Peace Corps has three goals.  Goal one is about service, and goals two and three are about cultural exchange.  I do have goal one activities going on.  The nurse I work with and I just finished revisiting the schools to check on the dental calendars we gave the students to track their teeth-brushing.  Today at about 1:30, we finished designing a health gazette that we've been working on for weeks, and the nurse I work with did most of the work, which is exceptional for someone who learned how to use the shift key just over a month ago.  Next week, I hope to be telling you about another project, but today, it's cultural exchange.  The first cultural exchange is here in Albania.  The second will occur if you choose to read this.  There we have it, goals two and three.

So here's the project.  My site mate, Mon, has recruited me, and I think it's a fabulous idea.  We are documenting some of our favorite Albanian dishes.  (Well, more she documents, and I help.  She has this amazing SLR camera, and my little point and shoot doesn't compare at all, so mostly I watch and try to estimate amounts of the ingredients for the recipes.)  I'm usually ambivalent towards Albanian cuisine.  It's similar to cuisine of other countries in the region but not.  I think byrek (thin dough layered with fillings like spinach or onion), speca te mbushura (stuffed peppers), and fasule (beans) can be absolutely delicious, but I wouldn't even eat djathe i bardhe or "white cheese" when I came here because I was expecting feta, and despite it's resemblance, feta it is not.  In spite of this, my tastes have changed as I've lived here.  I eat djathe i bardhe.  I even drink dhalle, a salty yogurt drink, without flinching, so while I won't be learning to make dhalle for all my American friends, I'm excited to dive into some Albanian cooking.

This isn't my first venture into an Albanian kitchen.  My host mother made a variety of foods, and I ate almost all of them.  I enjoyed her homemade byrek so much that she made it three times in the last week I was there, and she always served it to me for breakfast the next morning when she made it.  She even taught me how to roll out byrek dough, though I still need to perfect the fillings.  That may be a project for a different time.  Mon and I did out first official joint session last week.  We learned how to make hashure, one of her favorites, and qollopite, one of mine.  We went to the kitchen of the family of two of her students and our mutual friends.  So here it goes.  

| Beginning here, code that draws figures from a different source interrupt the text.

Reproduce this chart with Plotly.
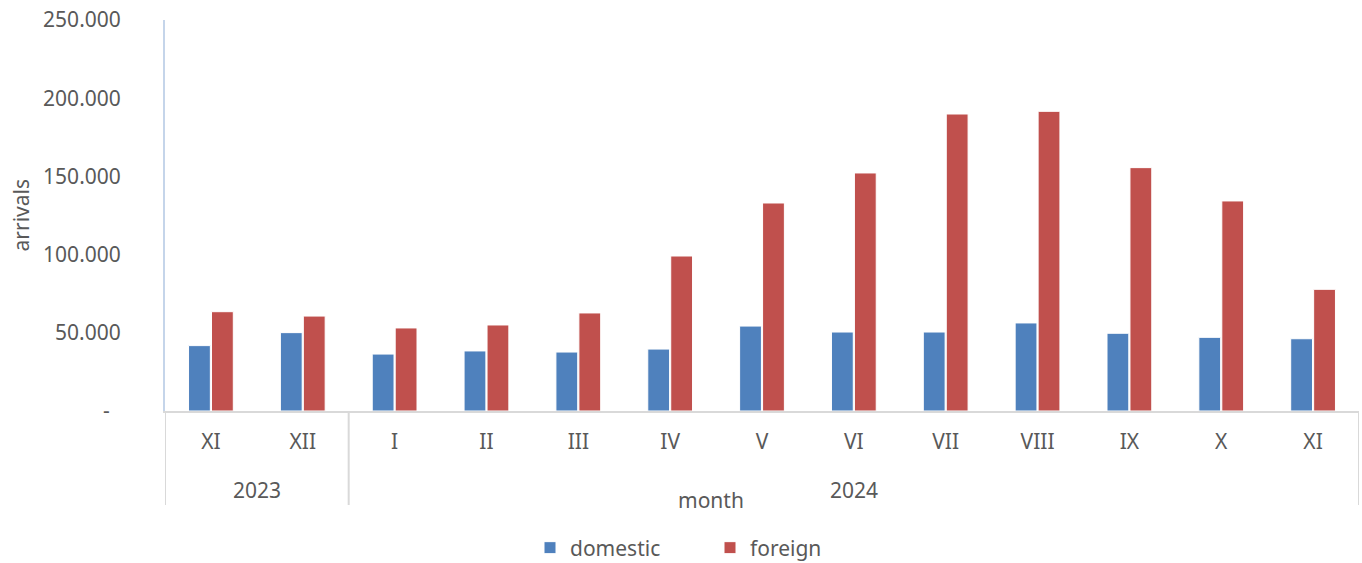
import plotly.graph_objects as go

years = ["2023", "2024"]
year_counts = [2, 11]
months = ["XI", "XII", "I", "II", "III", "IV", "V", "VI", "VII", "VIII", "IX", "X", "XI"]
domestic = [41800, 50100, 36400, 38400, 37700, 39600, 54300, 50500, 50500, 56300, 49700, 47100, 46200]
foreign = [63500, 60700, 53100, 55000, 62700, 99100, 133000, 152200, 189900, 191600, 155600, 134300, 77800]
y_ticks = [0, 50000, 100000, 150000, 200000, 250000]
y_labels = ["-\u00a0\u00a0", "50.000", "100.000", "150.000", "200.000", "250.000"]

FONT = "Noto Sans"
GREY = "#595959"
W, H = 1362, 563
L, R, T, B = 165, 3, 20, 152
PW, PH = W - L - R, H - T - B

def px_x(p):
    return (p - L) / PW

def px_y(p):
    return (H - B - p) / PH

idx = list(range(len(months)))
tfont = dict(family=FONT, size=21, color=GREY)

fig = go.Figure()
fig.add_trace(go.Bar(x=idx, y=domestic, name="domestic",
                     marker=dict(color="#4f81bd", line=dict(color="white", width=1))))
fig.add_trace(go.Bar(x=idx, y=foreign, name="foreign",
                     marker=dict(color="#c0504d", line=dict(color="white", width=1))))

fig.update_layout(
    width=W, height=H,
    margin=dict(l=L, r=R, t=T, b=B),
    plot_bgcolor="white", paper_bgcolor="white",
    font=tfont,
    barmode="group", bargap=0.5, bargroupgap=0.05,
    showlegend=True,
    legend=dict(orientation="h", xref="container", yref="container",
                x=710 / W, xanchor="center", y=(H - 548) / H, yanchor="middle",
                entrywidth=135, entrywidthmode="pixels", font=tfont,
                itemwidth=30),
    xaxis=dict(range=[-0.5, len(months) - 0.5], tickvals=idx, ticktext=months,
               showline=True, linecolor="#d9d9d9", linewidth=2, automargin=False,
               showgrid=False, ticks="", ticklabelstandoff=11, zeroline=False,
               tickfont=tfont),
    yaxis=dict(range=[0, 250000], tickvals=y_ticks, ticktext=y_labels, automargin=False,
               showgrid=False, showline=True, linecolor="#c5d5ea", linewidth=2,
               ticks="", ticklabelstandoff=38, zeroline=False,
               tickfont=tfont),
)

# year group labels and dividers
start = 0
bounds = [-0.5]
for yr, n in zip(years, year_counts):
    centre = start + (n - 1) / 2
    fig.add_annotation(text=yr, x=centre, xref="x", y=px_y(490), yref="paper",
                       showarrow=False, font=tfont,
                       xanchor="center", yanchor="middle")
    start += n
    bounds.append(start - 0.5)
for b in bounds:
    fig.add_shape(type="line", x0=b, x1=b, xref="x", y0=0, y1=px_y(505), yref="paper",
                  line=dict(color="#d9d9d9", width=2))

fig.add_annotation(text="month", xref="paper", yref="paper", x=px_x(711),
                   y=px_y(500), showarrow=False, font=tfont,
                   xanchor="center", yanchor="middle")
fig.add_annotation(text="arrivals", xref="paper", yref="paper", x=px_x(20),
                   y=0.5, textangle=-90, showarrow=False, font=tfont,
                   xanchor="center", yanchor="middle")

fig.write_html("out.html", config={"displayModeBar": False},
               post_script="document.body.style.margin='0px';document.body.style.overflow='hidden';")
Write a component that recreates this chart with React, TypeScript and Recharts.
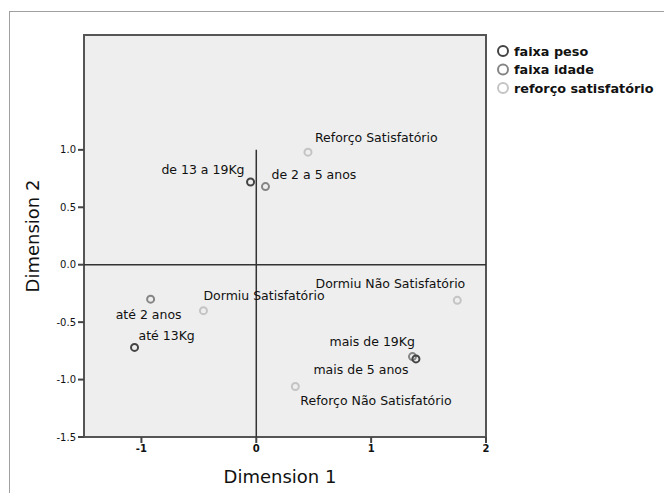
import React from 'react';
import { ScatterChart, Scatter, XAxis, YAxis, ReferenceArea, ReferenceLine } from 'recharts';

const faixaPeso = [
  { label: 'de 13 a 19Kg', x: -0.05, y: 0.72 },
  { label: 'até 13Kg', x: -1.06, y: -0.72 },
  { label: 'mais de 19Kg', x: 1.39, y: -0.82 },
];
const faixaIdade = [
  { label: 'de 2 a 5 anos', x: 0.08, y: 0.68 },
  { label: 'até 2 anos', x: -0.92, y: -0.3 },
  { label: 'mais de 5 anos', x: 1.36, y: -0.8 },
];
const reforco = [
  { label: 'Reforço Satisfatório', x: 0.45, y: 0.98 },
  { label: 'Dormiu Satisfatório', x: -0.46, y: -0.4 },
  { label: 'Dormiu Não Satisfatório', x: 1.75, y: -0.31 },
  { label: 'Reforço Não Satisfatório', x: 0.34, y: -1.06 },
];
const seriesNames = ['faixa peso', 'faixa idade', 'reforço satisfatório'];
const xTicks = [-1, 0, 1, 2];
const yTicks = [-1.5, -1.0, -0.5, 0.0, 0.5, 1.0];

// label placement (layout only)
const labelPlacement: Record<string, { dx: number; dy: number; anchor: 'start' | 'middle' | 'end' }> = {
  'de 13 a 19Kg': { dx: -6, dy: -13, anchor: 'end' },
  'de 2 a 5 anos': { dx: 6, dy: -12, anchor: 'start' },
  'Reforço Satisfatório': { dx: 7, dy: -15, anchor: 'start' },
  'até 2 anos': { dx: -2, dy: 15, anchor: 'middle' },
  'até 13Kg': { dx: 4, dy: -12, anchor: 'start' },
  'Dormiu Satisfatório': { dx: 0, dy: -15, anchor: 'start' },
  'Dormiu Não Satisfatório': { dx: 8, dy: -17, anchor: 'end' },
  'mais de 19Kg': { dx: -1, dy: -17, anchor: 'end' },
  'mais de 5 anos': { dx: -4, dy: 13, anchor: 'end' },
  'Reforço Não Satisfatório': { dx: 5, dy: 14, anchor: 'start' },
};

const colors = ['#444444', '#858585', '#c4c4c4'];
const FONT = '"DejaVu Sans", Verdana, sans-serif';

const makeShape = (color: string) => (props: any) => {
  const { cx, cy, payload } = props;
  const p = labelPlacement[payload.label] || { dx: 6, dy: -10, anchor: 'start' };
  return (
    <g>
      <circle cx={cx} cy={cy} r={3.5} fill="none" stroke={color} strokeWidth={2} />
      <text
        x={cx + p.dx}
        y={cy + p.dy}
        textAnchor={p.anchor}
        dominantBaseline="central"
        fontFamily={FONT}
        fontSize={12.5}
        fill="#111"
      >
        {payload.label}
      </text>
    </g>
  );
};

export default function App() {
  return (
    <div style={{ position: 'absolute', left: 0, top: 0, width: 664, height: 493, background: '#fff', fontFamily: FONT }}>
      <div
        style={{
          position: 'absolute',
          left: 9,
          top: 11,
          width: 700,
          height: 500,
          borderLeft: '1px solid #a0a0a0',
          borderTop: '1px solid #a0a0a0',
        }}
      />
      <div style={{ position: 'absolute', left: 0, top: 0 }}>
        <ScatterChart width={664} height={493} margin={{ top: 35, right: 178, bottom: 26, left: 24 }}>
          <XAxis
            type="number"
            dataKey="x"
            domain={[-1.5, 2]}
            ticks={xTicks}
            allowDataOverflow
            axisLine={false}
            tickLine={{ stroke: '#444', strokeWidth: 2 }}
            tickSize={6}
            height={30}
            tick={{ fontSize: 10, fill: '#111', fontWeight: 'bold', fontFamily: FONT }}
            label={{ value: 'Dimension 1', position: 'bottom', offset: 3, dx: -5, style: { fontSize: 18, fill: '#111', fontFamily: FONT } }}
          />
          <YAxis
            type="number"
            dataKey="y"
            domain={[-1.5, 2]}
            ticks={yTicks}
            allowDataOverflow
            axisLine={false}
            tickLine={{ stroke: '#444', strokeWidth: 2 }}
            tickSize={6}
            width={60}
            tickFormatter={(v: number) => v.toFixed(1)}
            tick={{ fontSize: 10, fill: '#111', fontFamily: FONT }}
            label={{
              value: 'Dimension 2',
              angle: -90,
              position: 'insideLeft',
              offset: 9,
              style: { textAnchor: 'middle', fontSize: 18, fill: '#111', fontFamily: FONT },
            }}
          />
          <ReferenceArea x1={-1.5} x2={2} y1={-1.5} y2={2} fill="#eeeeee" fillOpacity={1} stroke="#555" strokeWidth={2} />
          <ReferenceLine y={0} stroke="#333" strokeWidth={1.5} />
          <ReferenceLine segment={[{ x: 0, y: -1.5 }, { x: 0, y: 1 }]} stroke="#333" strokeWidth={1.5} />
          <Scatter name={seriesNames[2]} data={reforco} isAnimationActive={false} shape={makeShape(colors[2])} />
          <Scatter name={seriesNames[1]} data={faixaIdade} isAnimationActive={false} shape={makeShape(colors[1])} />
          <Scatter name={seriesNames[0]} data={faixaPeso} isAnimationActive={false} shape={makeShape(colors[0])} />
        </ScatterChart>
      </div>
      <svg style={{ position: 'absolute', left: 490, top: 36 }} width={174} height={64}>
        {seriesNames.map((n, i) => (
          <g key={n}>
            <circle cx={13} cy={15 + i * 18.5} r={5} fill="none" stroke={colors[i]} strokeWidth={2} />
            <text x={24} y={15 + i * 18.5} dominantBaseline="central" fontFamily={FONT} fontSize={12.8} fontWeight="bold" fill="#111">
              {n}
            </text>
          </g>
        ))}
      </svg>
    </div>
  );
}
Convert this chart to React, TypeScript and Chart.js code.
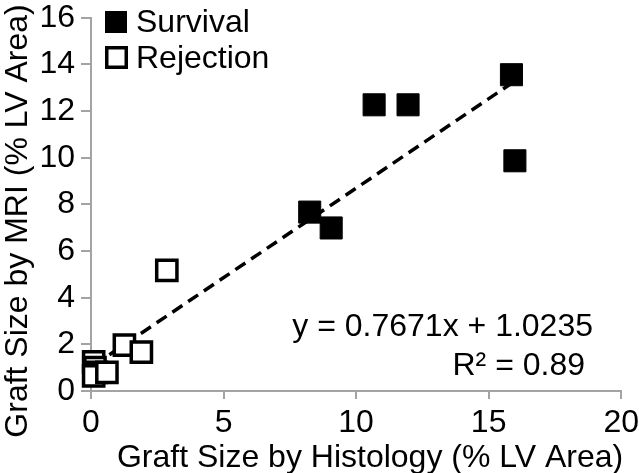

First up was hashure.  I won't give you the recipe or take you through it step by step.  If you want some, ask me when I come back to the US.  Hashure is a regional dish that's essentially wheat berries, boiled in water, thickened with cornstarch, sweetened with sugar, and seasoned with cinnamon.  The result is a jello-like consistency dessert.  I like picking the wheat berries out and eating the raisins on top.  Mon is a little more traditional and eats the whole thing.

Next, we made qollopite, which reminds me of Southern biscuits a little.  It's bread with the ever-changing and quite versatile djathe i bardhe inside.  I could eat this all the time.  It reminds me of cornbread, although it's made with wheat flour, and really, it's just delicious.  Mon and I both went home with a serving of both dishes.  I ate my qollopite and gave the hashure to a friend.  Mon ate the hashure and gave the qollopite to a friend.  It would have made the perfect exchange, but no, we didn't switch with each other.

Saturday, we're going at it again in a recipe exchange.  We are showing the family how to make brownies (a sweet chocolate cake-like dessert), and they are showing us how to make qifqi (seasoned rice balls).  In the future I hope to re-learn how to make byrek and speca te mbushura.  I'd also like to learn how to make brushel (green onion bread), turshi (pickled veggies), and baklava, despite the fact that I haven't quite been able to enjoy it since the great forced eating of baklava on my first new year here.  I wish I could share the results of these cooking ventures, but that will have to wait about 10 weeks, and maybe I can reproduce some of them then.  Until then, Jbefte mire! (Bon appetit!)